There are sightings everywhere every day, so if wouldn't surprise me if there were more when people were being primed to look up into the skies. But I can't stress this enough- I've seen countless examples of media UFO hype that turns out to be part of a setup (like the Jersey Randi Bois in early 2009), so don't ever drop your skepticism towards the media agenda. 

Unfortunately, all too many people trade their mainstream media gullibility for so-called alternative media gullibility, perhaps not realizing that the same puppeteers might be behind the both. As much as some authors might want to believe otherwise, we've seen just as many- if not more - examples of these retired military officers being used to perpetuate hoaxes than we do whistleblowers. 

 And it may well turn out that all of this is being pimped to prepare us for the ultimate hoax revelation, which in turn may well have something to do with the press conference on UFOs and nukes a couple weeks back.
  
UPDATE: Well, that didn't take long:
All those theories about Wednesday's mystery UFO sightings over Manhattan are about to go "pop." A Westchester elementary school believes the puzzling orbs floating over Chelsea were likely a bundle of balloons that escaped from an engagement party they held for a teacher. "UFO? They're crazy - those are our balloons!" said Angela Freeman, head of the Milestone School in Mount Vernon. "To me it was the most automatic thing. But it's all over YouTube." A parent was bringing about 40 iridescent pearl balloons to the school for language arts teacher Andrea Craparo when the wind spent a bunch away around 1 p.m. "They looked big and they were all together, so it looked like one UFO," said fourth-grader Nia Foster, 9.
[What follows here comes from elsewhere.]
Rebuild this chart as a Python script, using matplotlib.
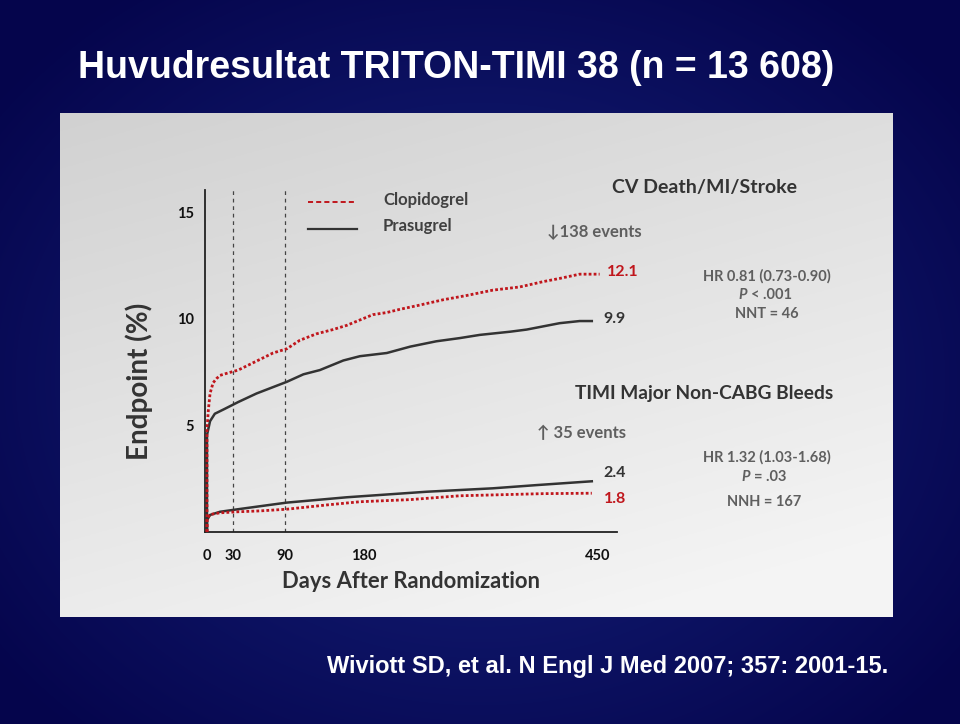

UPDATE: Richard Dolan weighs in again with "Facts Still Matter":
In order to be ready for any future difficulties, we need genuine information, not rumor. We need to be able to discern actual facts from groundless claims and general grandstanding. For any of these rumors, any of these endless series of predictions that clog our pages and cloud our cognition, we all have several solutions at our disposal.
The most important thing is to remember to ask some basic questions: What is the source of the claim? What is the nature of the evidence? Is it possible to fake the evidence? Does the purveyor of the information appear to have a particular axe to grind -- a particular viewpoint to promote? What is the structure of the argument? How strong is the logic? Are there any missing pieces to the argument? Are there any unstated assumptions that might be affecting the person’s viewpoint? Is there a prior history of such a claim being made? Are there any refutations out there, and if so how strong are the refutations? We all have the ability to ask these questions. As we ask them, again and again, we become better at answering them.
A good researcher like Dolan will tell you that things can get much stranger and more interesting if you stick to good, old-fashioned research ground rules. It may take a little longer, but you'll end up with much better results.